Travis Bubenik/Houston Public Media
A construction site for a pipeline that recently began moving natural gas from West Texas to Mexico.

A bill moving forward in Congress would remove one of the few barriers to cross-border pipelines.

The measure, known as the “Promoting Cross-Border Energy Infrastructure Act”, would strip the executive branch of its decision-making power over these projects.

Remember how President Obama rejected the Keystone XL Pipeline, and then President Trump approved it?

They both had that power because of "presidential permits", which the State Department approves or denies for various border projects.

This bill would get rid of those permits for pipelines and leave the authority with federal agencies.
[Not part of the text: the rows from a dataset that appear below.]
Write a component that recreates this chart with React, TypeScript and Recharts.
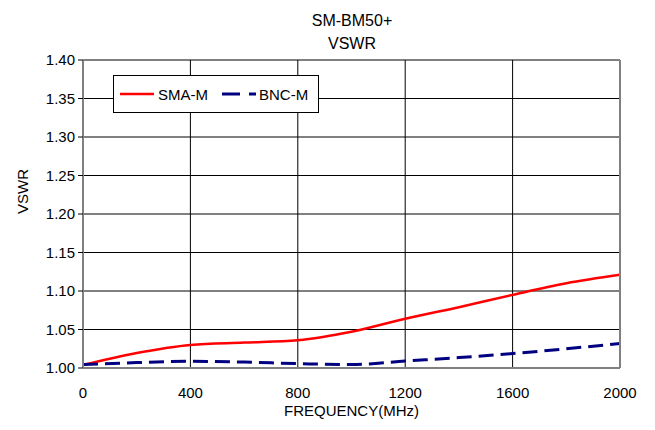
import React from 'react';
import { LineChart, Line, XAxis, YAxis, CartesianGrid } from 'recharts';

document.body.style.margin = '0';

const frequencies = [0, 200, 400, 600, 800, 1000, 1200, 1400, 1600, 1800, 2000];
const smaM = [1.004, 1.0195, 1.03, 1.033, 1.036, 1.047, 1.064, 1.079, 1.095, 1.11, 1.121];
const bncM = [1.0044, 1.007, 1.0087, 1.0077, 1.0057, 1.0044, 1.009, 1.0135, 1.0187, 1.025, 1.0318];
const xTicks = [0, 400, 800, 1200, 1600, 2000];
const yTicks = [1.0, 1.05, 1.1, 1.15, 1.2, 1.25, 1.3, 1.35, 1.4];

const chartData = frequencies.map((f, i) => ({ freq: f, sma: smaM[i], bnc: bncM[i] }));

const FONT = '"Liberation Sans", Arial, sans-serif';

// legend box drawn over the plot, like the original spreadsheet chart
const LegendBox = () => (
  <div
    style={{
      position: 'absolute',
      left: 113,
      top: 75,
      width: 206,
      height: 38,
      border: '1px solid #000',
      background: '#fff',
      display: 'flex',
      alignItems: 'center',
      fontFamily: FONT,
      fontSize: 15,
      color: '#000',
      boxSizing: 'border-box',
    }}
  >
    <svg width={42} height={10} style={{ marginLeft: 6 }}>
      <line x1={0} y1={5} x2={34} y2={5} stroke="#ff0000" strokeWidth={2.5} />
    </svg>
    <span style={{ marginLeft: -4 }}>SMA-M</span>
    <svg width={40} height={10} style={{ marginLeft: 14 }}>
      <line x1={0} y1={5} x2={34} y2={5} stroke="#000080" strokeWidth={3} strokeDasharray="18 9" />
    </svg>
    <span style={{ marginLeft: -3 }}>BNC-M</span>
  </div>
);

const App: React.FC = () => {
  return (
    <div style={{ position: 'relative', width: 655, height: 430, background: '#fff' }}>
      <div
        style={{
          position: 'absolute',
          left: 252,
          width: 200,
          top: 9,
          textAlign: 'center',
          fontFamily: FONT,
          fontSize: 16,
          lineHeight: '23px',
          color: '#000',
        }}
      >
        SM-BM50+
        <br />
        VSWR
      </div>
      <LineChart
        width={655}
        height={430}
        data={chartData}
        margin={{ top: 60, right: 0, left: 0, bottom: 0 }}
      >
        <CartesianGrid
          yAxisId="left"
          stroke="#000"
          strokeWidth={1}
          horizontalValues={yTicks}
          verticalValues={xTicks}
        />
        <XAxis
          dataKey="freq"
          type="number"
          domain={[0, 2000]}
          ticks={xTicks}
          height={62}
          stroke="#808080"
          strokeWidth={2}
          tickLine={false}
          tick={{ fill: '#000', fontSize: 15, fontFamily: FONT }}
          tickMargin={13}
          label={{ value: 'FREQUENCY(MHz)', position: 'insideBottom', offset: 14, fill: '#000', fontSize: 15, fontFamily: FONT }}
        />
        <YAxis
          yAxisId="left"
          type="number"
          domain={[1.0, 1.4]}
          ticks={yTicks}
          width={83}
          stroke="#808080"
          strokeWidth={2}
          tickSize={5}
          tickLine={{ stroke: '#000', strokeWidth: 1 }}
          tickMargin={3}
          tickFormatter={(v: number) => v.toFixed(2)}
          tick={{ fill: '#000', fontSize: 15, fontFamily: FONT }}
          allowDataOverflow
          label={{ value: 'VSWR', angle: -90, position: 'insideLeft', offset: 23, fill: '#000', fontSize: 15, fontFamily: FONT }}
        />
        <YAxis
          yAxisId="right"
          orientation="right"
          type="number"
          domain={[1.0, 1.4]}
          width={35}
          stroke="#808080"
          strokeWidth={2}
          tick={false}
          tickLine={false}
        />
        <Line
          yAxisId="left"
          type="monotone"
          dataKey="sma"
          stroke="#ff0000"
          strokeWidth={2.5}
          dot={false}
          isAnimationActive={false}
        />
        <Line
          yAxisId="left"
          type="monotone"
          dataKey="bnc"
          stroke="#000080"
          strokeWidth={3}
          strokeDasharray="15 7"
          dot={false}
          isAnimationActive={false}
        />
      </LineChart>
      <LegendBox />
    </div>
  );
};

export default App;
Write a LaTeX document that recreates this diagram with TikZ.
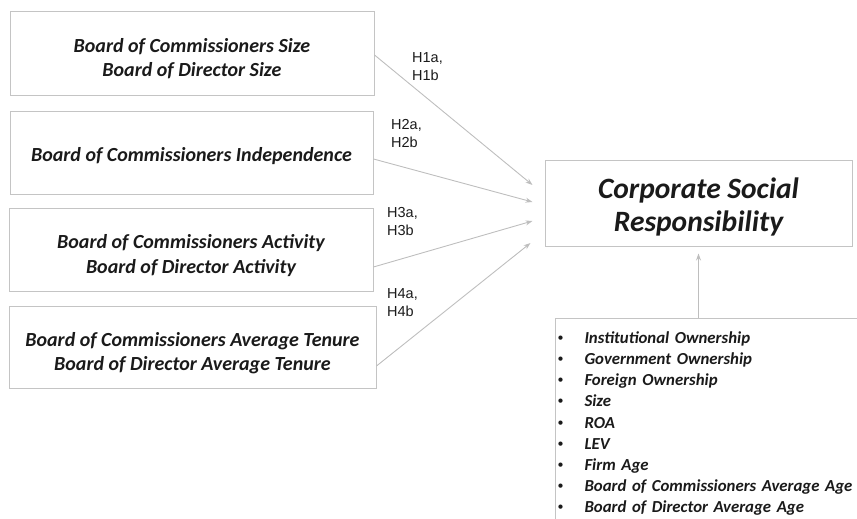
\documentclass[tikz,border=0pt]{standalone}
\usepackage{fontspec}
\setmainfont{Carlito}
\newfontfamily\labelfont{Liberation Sans}
\usetikzlibrary{arrows.meta,calc}
\definecolor{edgegray}{HTML}{C4C4C4}
\definecolor{arrowgray}{HTML}{BEBEBE}
\definecolor{ink}{HTML}{1A1A1A}

\newcommand{\itembullet}[1]{\makebox[27pt][l]{\raisebox{0.25ex}{\fontsize{12}{12}\fontseries{m}\upshape\selectfont\textbullet}}#1}

\begin{document}
\begin{tikzpicture}[x=1pt,y=1pt,
  varbox/.style={draw=edgegray, line width=1pt, rectangle, inner sep=0pt, text=ink,
    font=\fontsize{20}{24.5}\selectfont\bfseries\itshape, align=center,
    text height=45.5pt, text depth=0pt},
  outcome/.style={draw=edgegray, line width=1pt, rectangle, inner sep=0pt, text=ink,
    font=\fontsize{29.5}{33}\selectfont\bfseries\itshape, align=center,
    text height=56pt, text depth=0pt},
  ctrllist/.style={draw=edgegray, line width=1pt, rectangle, text=ink, anchor=north west,
    inner xsep=2pt, inner ysep=13pt, text width=300pt, align=left,
    font=\fontsize{16.8}{21.2}\selectfont\bfseries\itshape},
  hyplabel/.style={anchor=base west, align=left, inner sep=0pt, text=ink,
    font=\labelfont\fontsize{14.5}{18}\selectfont},
  link/.style={draw=arrowgray, line width=0.9pt, -{Stealth[length=7pt,width=5pt]}},
]
\clip (0,0) rectangle (857,519);

% board characteristics
\node[varbox, minimum width=364pt, minimum height=84pt] (size) at (192,465)
  {Board of Commissioners Size\\Board of Director Size};
\node[varbox, minimum width=363pt, minimum height=83pt, text height=16.5pt] (indep) at (191.5,365.5)
  {Board of Commissioners Independence};
\node[varbox, minimum width=364pt, minimum height=83pt] (activ) at (191,268.5)
  {Board of Commissioners Activity\\Board of Director Activity};
\node[varbox, minimum width=367pt, minimum height=82pt] (tenure) at (192.5,171)
  {Board of Commissioners Average Tenure\\Board of Director Average Tenure};

% dependent variable
\node[outcome, minimum width=307pt, minimum height=86pt] (csr) at (698.5,315)
  {Corporate Social\\Responsibility};

% control variables
\node[ctrllist] (ctrl) at (555,201) {%
  \itembullet{Institutional Ownership}\\
  \itembullet{Government Ownership}\\
  \itembullet{Foreign Ownership}\\
  \itembullet{Size}\\
  \itembullet{ROA}\\
  \itembullet{LEV}\\
  \itembullet{Firm Age}\\
  \itembullet{Board of Commissioners Average Age}\\
  \itembullet{Board of Director Average Age}};

% hypotheses
\draw[link] ([yshift=-1pt]size.east) -- ([xshift=-12pt,yshift=19pt]csr.west);
\draw[link] ([yshift=-5.5pt]indep.east) -- ([xshift=-12pt,yshift=2pt]csr.west);
\draw[link] ([yshift=-16.5pt]activ.east) -- ([xshift=-12pt,yshift=-17pt]csr.west);
\draw[link] ([yshift=-18pt]tenure.east) -- ([xshift=-14pt,yshift=-39pt]csr.west);
\draw[link] (csr.south |- ctrl.north) -- ([yshift=-6pt]csr.south);

\node[hyplabel] (h1) at (412,438) {H1a,\\H1b};
\node[hyplabel] (h2) at (391,371) {H2a,\\H2b};
\node[hyplabel] (h3) at (387,283) {H3a,\\H3b};
\node[hyplabel] (h4) at (387,202) {H4a,\\H4b};
\end{tikzpicture}
\end{document}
“It takes politics out of the decision-making, and that is bad news for environmentalists,” says Jorge Piñon, head of the Latin American and Caribbean Energy Program at the University of Texas.
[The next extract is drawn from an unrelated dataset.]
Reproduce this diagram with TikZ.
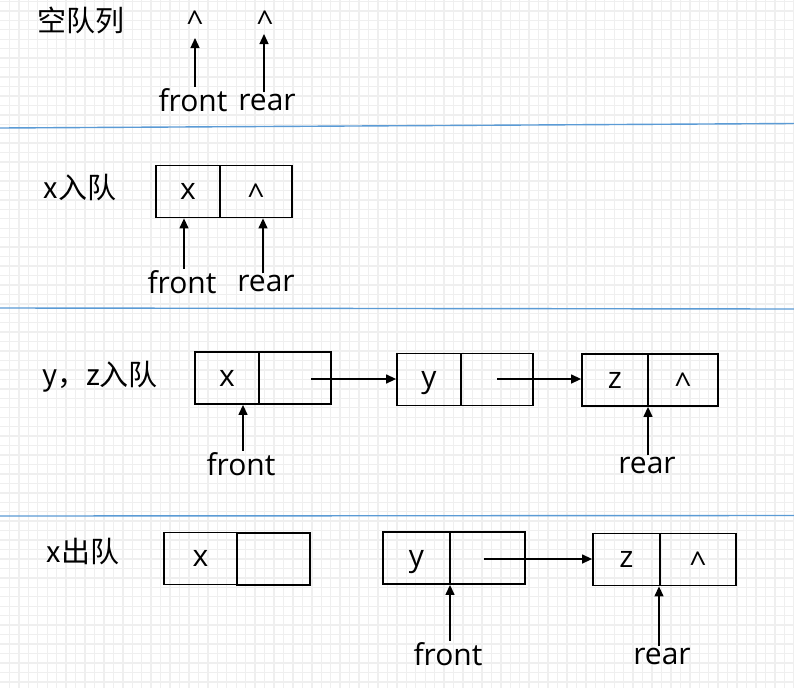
\documentclass[tikz,border=0pt]{standalone}
\usepackage{fontspec}
\setmainfont{Open Sans}
\newfontfamily\cjk{Noto Sans CJK SC}
\usetikzlibrary{arrows.meta}
\definecolor{gridc}{HTML}{EFEFEF}
\definecolor{sepc}{HTML}{5B9BD5}
\newcommand{\nilmark}{\raisebox{-0.2em}{\textasciicircum}}
\tikzset{
  gridline/.style={gridc, line width=1.4pt},
  sepline/.style={sepc, line width=1.4pt},
  cell/.style={draw=black, line width=1.8pt, inner sep=0pt, minimum height=52pt, text height=16pt, text depth=0pt, font=\fontsize{30}{30}\selectfont},
  lbl/.style={inner sep=1pt, font=\fontsize{30}{30}\selectfont},
  title/.style={inner sep=0pt, font=\cjk\fontsize{29}{29}\selectfont},
  ptr/.style={line width=1.3pt, -{Triangle[length=10pt,width=9pt]}},
  nil/.style={inner sep=0pt, font=\fontsize{30}{30}\selectfont}
}
\begin{document}
\begin{tikzpicture}[x=1pt,y=-1pt]
\useasboundingbox (0,0) rectangle (794,688);
\fill[white] (0,0) rectangle (794,688);
% grid
\foreach \i in {0,...,84} \draw[gridline] (\i*9.45+9.4,0) -- (\i*9.45+9.4,688);
\foreach \j in {0,...,73} \draw[gridline] (0,\j*9.45+1.4) -- (794,\j*9.45+1.4);
% separators
\draw[sepline] (0,128) -- (794,123.5);
\draw[sepline] (0,308) -- (794,309);
\draw[sepline] (0,516) -- (794,515.5);

% ---- section 1
\node[title] (t1) at (81,20) {空队列};
\node[nil] (n1) at (195,22) {\textasciicircum};
\node[nil] (n2) at (265,22) {\textasciicircum};
\node[lbl, anchor=base] (f1) at (193,111) {front};
\node[lbl, anchor=base] (r1) at (267,110) {rear};
\coordinate (f1t) at (195,38);
\coordinate (r1t) at (264,34);
\draw[ptr] (f1.north -| f1t) -- (f1t);
\draw[ptr] (r1.north -| r1t) -- (r1t);

% ---- section 2
\node[title] (t2) at (80,188) {x入队};
\node[cell, minimum width=64pt] (a1) at (188,191.5) {x};
\node[cell, minimum width=72pt] (a2) at (256,191.5) {\nilmark};
\node[lbl, anchor=base] (f2) at (182,293) {front};
\node[lbl, anchor=base] (r2) at (266,291) {rear};
\draw[ptr] (f2.north -| 184,0) -- (a1.south -| 184,0);
\draw[ptr] (r2.north -| 263,0) -- (a2.south -| 263,0);

% ---- section 3
\node[title] (t3) at (100,377) {y，z入队};
\node[cell, minimum width=64pt] (b1) at (227,378) {x};
\node[cell, minimum width=72pt] (b2) at (295,378) {};
\node[cell, minimum width=64pt] (c1) at (429,379.5) {y};
\node[cell, minimum width=72pt] (c2) at (497,379.5) {};
\node[cell, minimum width=66pt] (d1) at (615,380) {z};
\node[cell, minimum width=70pt] (d2) at (683,380) {\nilmark};
\coordinate (p1) at (311,379);
\coordinate (p2) at (497,379);
\draw[ptr] (p1) -- (c1.west |- p1);
\draw[ptr] (p2) -- (d1.west |- p2);
\node[lbl, anchor=base] (f3) at (241,475) {front};
\node[lbl, anchor=base] (r3) at (647,473) {rear};
\draw[ptr] (f3.north -| 243,0) -- (b1.south -| 243,0);
\draw[ptr] (r3.north -| 648,0) -- (d1.south -| 648,0);

% ---- section 4
\node[title] (t4) at (83,552) {x出队};
\node[cell, minimum width=73pt] (e1) at (200.5,558.5) {x};
\node[cell, minimum width=73pt, line width=2.2pt] (e2) at (273.5,559) {};
\node[cell, minimum width=67pt] (g1) at (416.5,558) {y};
\node[cell, minimum width=75pt] (g2) at (487.5,558) {};
\node[cell, minimum width=67pt] (h1) at (626.5,559.5) {z};
\node[cell, minimum width=76pt] (h2) at (698,559.5) {\nilmark};
\coordinate (p3) at (484,559);
\draw[ptr] (p3) -- (h1.west |- p3);
\node[lbl, anchor=base] (f4) at (448,665) {front};
\node[lbl, anchor=base] (r4) at (662,664) {rear};
\draw[ptr] (f4.north -| 450,0) -- (g1.south -| 450,0);
\draw[ptr] (r4.north -| 659,0) -- (h1.south -| 659,0);
\end{tikzpicture}
\end{document}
If you're an energy company, you don't want your project subject to political whims, so this bill would be great. But since pipeline are driven by markets, political pressure is almost the only tool opponents have, particularly when it comes to pipelines headed south.
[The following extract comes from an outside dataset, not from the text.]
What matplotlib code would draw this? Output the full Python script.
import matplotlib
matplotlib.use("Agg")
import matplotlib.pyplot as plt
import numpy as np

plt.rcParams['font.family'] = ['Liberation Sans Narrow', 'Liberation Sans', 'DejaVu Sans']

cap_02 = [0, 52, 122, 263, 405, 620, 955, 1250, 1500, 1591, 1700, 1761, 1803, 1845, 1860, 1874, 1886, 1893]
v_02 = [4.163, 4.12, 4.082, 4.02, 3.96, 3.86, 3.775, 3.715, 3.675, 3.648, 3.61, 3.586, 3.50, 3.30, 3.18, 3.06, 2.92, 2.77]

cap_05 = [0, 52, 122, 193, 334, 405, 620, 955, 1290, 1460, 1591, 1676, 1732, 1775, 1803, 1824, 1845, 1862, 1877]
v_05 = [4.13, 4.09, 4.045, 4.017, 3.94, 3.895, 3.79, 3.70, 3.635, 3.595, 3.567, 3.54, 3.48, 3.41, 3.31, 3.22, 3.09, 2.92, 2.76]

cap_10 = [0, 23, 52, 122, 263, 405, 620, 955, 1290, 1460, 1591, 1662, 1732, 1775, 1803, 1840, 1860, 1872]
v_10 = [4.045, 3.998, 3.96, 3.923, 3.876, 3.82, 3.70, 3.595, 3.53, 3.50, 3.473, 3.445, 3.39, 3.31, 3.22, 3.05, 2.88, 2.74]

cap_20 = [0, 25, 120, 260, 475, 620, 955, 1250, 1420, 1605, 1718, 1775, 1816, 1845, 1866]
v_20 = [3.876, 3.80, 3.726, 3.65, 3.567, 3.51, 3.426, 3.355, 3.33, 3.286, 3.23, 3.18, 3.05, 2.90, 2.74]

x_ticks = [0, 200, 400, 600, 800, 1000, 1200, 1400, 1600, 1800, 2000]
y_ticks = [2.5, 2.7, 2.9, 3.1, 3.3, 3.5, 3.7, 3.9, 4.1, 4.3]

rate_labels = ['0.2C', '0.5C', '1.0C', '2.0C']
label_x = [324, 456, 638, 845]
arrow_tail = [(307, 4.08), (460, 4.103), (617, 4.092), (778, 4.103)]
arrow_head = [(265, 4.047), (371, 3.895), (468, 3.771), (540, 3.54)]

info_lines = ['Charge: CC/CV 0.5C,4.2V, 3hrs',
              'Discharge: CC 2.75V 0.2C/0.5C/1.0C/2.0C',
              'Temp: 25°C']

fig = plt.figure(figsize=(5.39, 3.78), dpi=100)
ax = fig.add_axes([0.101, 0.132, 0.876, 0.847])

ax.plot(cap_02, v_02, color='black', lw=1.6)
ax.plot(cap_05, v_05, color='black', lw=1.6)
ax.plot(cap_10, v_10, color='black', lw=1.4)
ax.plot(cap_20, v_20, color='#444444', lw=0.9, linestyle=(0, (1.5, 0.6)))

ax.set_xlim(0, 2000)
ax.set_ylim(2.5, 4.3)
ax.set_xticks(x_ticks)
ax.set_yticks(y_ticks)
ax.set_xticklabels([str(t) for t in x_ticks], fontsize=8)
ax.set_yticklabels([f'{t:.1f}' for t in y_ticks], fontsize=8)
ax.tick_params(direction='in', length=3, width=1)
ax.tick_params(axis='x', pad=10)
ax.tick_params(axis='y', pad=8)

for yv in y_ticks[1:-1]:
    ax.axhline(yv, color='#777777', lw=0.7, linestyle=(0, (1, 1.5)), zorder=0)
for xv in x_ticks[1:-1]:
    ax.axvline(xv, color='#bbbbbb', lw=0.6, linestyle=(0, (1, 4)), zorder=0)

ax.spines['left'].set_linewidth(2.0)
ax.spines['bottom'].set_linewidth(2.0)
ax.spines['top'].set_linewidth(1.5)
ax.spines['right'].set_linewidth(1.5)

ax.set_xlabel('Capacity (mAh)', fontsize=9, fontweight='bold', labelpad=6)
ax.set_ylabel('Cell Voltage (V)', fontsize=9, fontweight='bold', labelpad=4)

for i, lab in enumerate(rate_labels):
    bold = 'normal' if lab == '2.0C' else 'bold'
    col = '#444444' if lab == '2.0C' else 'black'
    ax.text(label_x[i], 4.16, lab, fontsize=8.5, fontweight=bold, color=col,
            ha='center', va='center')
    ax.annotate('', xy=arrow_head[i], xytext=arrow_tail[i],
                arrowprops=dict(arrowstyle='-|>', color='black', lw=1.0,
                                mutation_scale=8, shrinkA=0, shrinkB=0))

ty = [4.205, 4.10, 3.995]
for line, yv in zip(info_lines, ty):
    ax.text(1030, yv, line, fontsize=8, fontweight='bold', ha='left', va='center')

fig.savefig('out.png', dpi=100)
“There has never been any opposition from the U.S. government to build natural gas pipelines to Mexico,” Piñon explains.

Experts say while the bill would remove an obstacle to cross-border pipelines, it wouldn't necessarily lead to more of them – the number of projects is driven by demand.

The bill is backed by Houston Democratic Rep. Gene Green and Oklahoma Republican Markwayne Mullin. It recently passed out of the House Energy and Commerce Committee.